Betsy DeVos was back in western Michigan last week. It was her first public visit to the area where she grew up since being named education secretary. She visited a science-focused summer learning program and Grand Rapids Community College, and she met privately with superintendents from across the state.
DeVos' efforts to expand school choice, as a philanthropist and advocate, concentrated for decades on her home state. She and her husband helped found a lauded aviation-focused charter school just outside Grand Rapids. They campaigned for a largely free-market approach to school choice that sees 80 percent of charter schools in Michigan run by for-profit operators, an unusually high figure.

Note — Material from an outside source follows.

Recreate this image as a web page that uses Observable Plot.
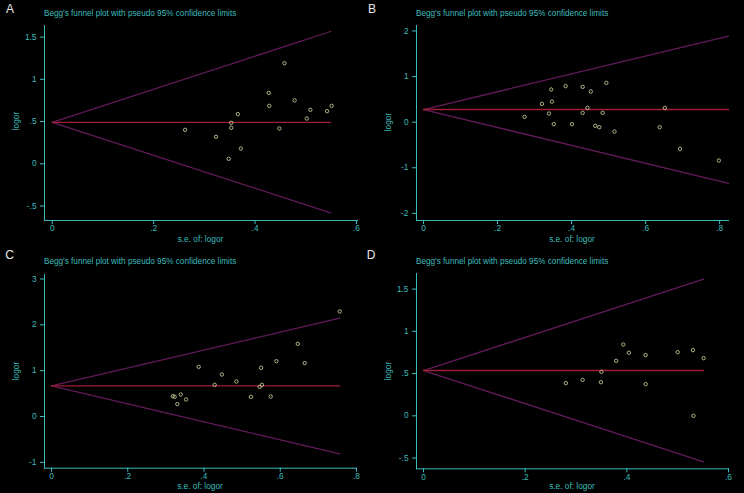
<!DOCTYPE html>
<html>
<head>
<meta charset="utf-8">
<script src="https://cdn.jsdelivr.net/npm/d3@7"></script>
<script src="https://cdn.jsdelivr.net/npm/@observablehq/plot@0.6"></script>
<style>
  html, body { margin: 0; padding: 0; background: #000; }
  #root { position: relative; width: 744px; height: 493px; background: #000; overflow: hidden;
          font-family: "Liberation Sans", Arial, sans-serif; }
  .panel { position: absolute; width: 372px; }
  .panel svg { display: block; }
  .ttl { position: absolute; color: #3cbcbc; font-size: 8.2px; line-height: 10px; white-space: nowrap; }
  .ylab { position: absolute; color: #3cbcbc; font-size: 8.3px; line-height: 8px; white-space: nowrap;
          transform: translate(-50%, -50%) rotate(-90deg); }
  .xlab { position: absolute; color: #3cbcbc; font-size: 8.3px; line-height: 8px; white-space: nowrap;
          transform: translate(-50%, -50%); }
  .letter { position: absolute; color: #e8e8e8; font-size: 12px; line-height: 14px; transform: translate(-50%, -50%); }
</style>
</head>
<body>
<div id="root"></div>
<script>
// ---------- data ----------
const panelLetters = ["A", "B", "C", "D"];
const titleText = "Begg's funnel plot with pseudo 95% confidence limits";
const xTitle = "s.e. of: logor";
const yTitle = "logor";

// Panel A
const seA     = [0.262, 0.323, 0.348, 0.353, 0.353, 0.366, 0.372, 0.427, 0.428, 0.448, 0.458, 0.478, 0.502, 0.509, 0.542, 0.551];
const logorA  = [0.402, 0.320, 0.059, 0.485, 0.426, 0.588, 0.181, 0.840, 0.686, 0.418, 1.191, 0.750, 0.536, 0.639, 0.623, 0.686];
const funnelA = [0.49, 0.549, 1.566, -0.58];   // theta, max s.e., upper limit, lower limit
const xTicksA = [0, 0.2, 0.4, 0.6];
const yTicksA = [-0.5, 0, 0.5, 1, 1.5];

// Panel B
const seB     = [0.273, 0.320, 0.339, 0.345, 0.347, 0.352, 0.384, 0.401, 0.430, 0.430, 0.443, 0.452, 0.464, 0.475, 0.484, 0.494, 0.516, 0.638, 0.652, 0.693, 0.798];
const logorB  = [0.117, 0.402, 0.190, 0.717, 0.453, -0.044, 0.790, -0.044, 0.775, 0.205, 0.314, 0.673, -0.080, -0.110, 0.205, 0.863, -0.205, -0.110, 0.314, -0.585, -0.841];
const funnelB = [0.278, 0.824, 1.887, -1.345];
const xTicksB = [0, 0.2, 0.4, 0.6, 0.8];
const yTicksB = [-2, -1, 0, 1, 2];

// Panel C
const seC     = [0.318, 0.323, 0.330, 0.339, 0.353, 0.386, 0.428, 0.447, 0.485, 0.523, 0.546, 0.550, 0.552, 0.575, 0.590, 0.646, 0.664, 0.756];
const logorC  = [0.444, 0.429, 0.269, 0.480, 0.371, 1.084, 0.691, 0.916, 0.764, 0.429, 0.647, 1.062, 0.691, 0.436, 1.207, 1.585, 1.164, 2.291];
const funnelC = [0.669, 0.756, 2.145, -0.815];
const xTicksC = [0, 0.2, 0.4, 0.6, 0.8];
const yTicksC = [-1, 0, 1, 2, 3];

// Panel D
const seD     = [0.280, 0.313, 0.349, 0.350, 0.379, 0.393, 0.404, 0.437, 0.437, 0.500, 0.530, 0.531, 0.551];
const logorD  = [0.387, 0.426, 0.398, 0.521, 0.651, 0.844, 0.746, 0.718, 0.375, 0.753, 0.777, 0.000, 0.682];
const funnelD = [0.536, 0.551, 1.617, -0.544];
const xTicksD = [0, 0.2, 0.4, 0.6];
const yTicksD = [-0.5, 0, 0.5, 1, 1.5];

// ---------- layout (styles, not data) ----------
const CYAN = "#3cbcbc";
const panels = [
  {se: seA, logor: logorA, funnel: funnelA, xt: xTicksA, yt: yTicksA,
   left: 0, top: 0, h: 246, mt: 25, mb: 26, mr: 15,
   xd: [-0.0152, 0.602], yd: [-0.671, 1.637], ttlY: 9, xlabY: 238.5, ylabY: 121},
  {se: seB, logor: logorB, funnel: funnelB, xt: xTicksB, yt: yTicksB,
   left: 372, top: 0, h: 246, mt: 25, mb: 26, mr: 16,
   xd: [-0.0189, 0.824], yd: [-2.157, 2.121], ttlY: 9, xlabY: 238.5, ylabY: 121.7},
  {se: seC, logor: logorC, funnel: funnelC, xt: xTicksC, yt: yTicksC,
   left: 0, top: 246, h: 247, mt: 28, mb: 25.3, mr: 16,
   xd: [-0.0184, 0.800], yd: [-1.128, 3.098], ttlY: 11, xlabY: 239.5, ylabY: 125},
  {se: seD, logor: logorD, funnel: funnelD, xt: xTicksD, yt: yTicksD,
   left: 372, top: 246, h: 247, mt: 27, mb: 24.7, mr: 16,
   xd: [-0.0138, 0.600], yd: [-0.627, 1.684], ttlY: 11, xlabY: 240, ylabY: 125}
];
const letterPos = [[10, 9], [372, 9], [9.5, 255], [371, 255]];

const fmt = d => d === 0 ? "0" : String(d).replace(/^0\./, ".").replace(/^-0\./, "-.");

const root = document.getElementById("root");

panels.forEach((p, i) => {
  const pts = p.se.map((s, k) => ({se: s, logor: p.logor[k]}));
  const [theta, seMax, upper, lower] = p.funnel;
  const upperLine = [{se: 0, logor: theta}, {se: seMax, logor: upper}];
  const lowerLine = [{se: 0, logor: theta}, {se: seMax, logor: lower}];
  const midLine   = [{se: 0, logor: theta}, {se: seMax, logor: theta}];

  const svg = Plot.plot({
    width: 372,
    height: p.h,
    marginLeft: 44,
    marginRight: p.mr,
    marginTop: p.mt,
    marginBottom: p.mb,
    style: {background: "#000", color: CYAN, fontSize: "8.3px", fontFamily: "'Liberation Sans', Arial, sans-serif"},
    x: {domain: p.xd, ticks: p.xt, tickFormat: fmt, tickSize: 4, tickPadding: 1, line: true, label: null},
    y: {domain: p.yd, ticks: p.yt, tickFormat: fmt, tickSize: 4, tickPadding: 4, line: true, label: null},
    marks: [
      Plot.line(upperLine, {x: "se", y: "logor", stroke: "#621b58", strokeWidth: 1.3}),
      Plot.line(lowerLine, {x: "se", y: "logor", stroke: "#621b58", strokeWidth: 1.3}),
      Plot.line(midLine, {x: "se", y: "logor", stroke: "#a01d35", strokeWidth: 1.4}),
      Plot.dot(pts, {x: "se", y: "logor", r: 1.7, stroke: "#c4c496", strokeWidth: 0.9, fill: "none"})
    ]
  });

  const div = document.createElement("div");
  div.className = "panel";
  div.style.left = p.left + "px";
  div.style.top = p.top + "px";
  div.style.height = p.h + "px";
  div.appendChild(svg);

  const t = document.createElement("div");
  t.className = "ttl";
  t.style.left = "44px";
  t.style.top = (p.ttlY) + "px";
  t.textContent = titleText;
  div.appendChild(t);

  const xl = document.createElement("div");
  xl.className = "xlab";
  xl.style.left = (44 + (372 - p.mr - 44) / 2) + "px";
  xl.style.top = p.xlabY + "px";
  xl.textContent = xTitle;
  div.appendChild(xl);

  const yl = document.createElement("div");
  yl.className = "ylab";
  yl.style.left = "15.7px";
  yl.style.top = p.ylabY + "px";
  yl.textContent = yTitle;
  div.appendChild(yl);

  root.appendChild(div);
});

panelLetters.forEach((L, i) => {
  const l = document.createElement("div");
  l.className = "letter";
  l.style.left = letterPos[i][0] + "px";
  l.style.top = letterPos[i][1] + "px";
  l.textContent = L;
  root.appendChild(l);
});
</script>
</body>
</html>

DeVos didn't choose to publicly highlight the city's public schools during her visit, but John Helmholdt, chief spokesman for the Grand Rapids Public Schools, says the 17,000-student district is flying high right now.
"We were losing hundreds of students per year for the past 20 years" to charters, private schools and nearby districts, he says. "Last year was the first in 20 years that we increased enrollment."
And, he adds, there aren't just more students, the students are doing better.
Graduation rates are nearly 50 percent higher than five years ago. "Suspensions are down, test scores are up," he says. "We're feeling the positive momentum."
Helmholdt says they're seeing the fruits of a five-year strategic planning process that began in 2012 when Superintendent Teresa Weatherall Neal assumed her position. "We sat down and said, 'Grand Rapids is losing students. What can we do?' "
Among the innovations at work:
- The district used data mining to target chronic absenteeism, which it says has dropped by 25 percent.
- They created a Parent University to engage parents with programming on job skills and immigration.
- They broadened the options within the system, from a Montessori-based school to International Baccalaureate, dual-language immersion, career-focused "centers of innovation" and community schools that connect families with affordable housing, mental health and health care services.
- And, this past spring, the new Grand Rapids Public Museum School won a $10 million grant from XQ: The Super School Project, chaired by Laurene Powell Jobs. The school, which is expanding to serve grades six through 12, operates downtown at the public museum and features "curriculum and instruction that incorporates the city and its institutions into day-to-day learning," says Helmholdt.
The money is great, but even better, he says, is the vote of confidence that comes from winning the prize. The school has received 200 applications for its 60 seats.
"The Museum School got so much hype, the excitement has really restored faith in Grand Rapids Public Schools," Helmholdt says. "There was a time when people saw this community as a liability. Now we have huge competition for these seats."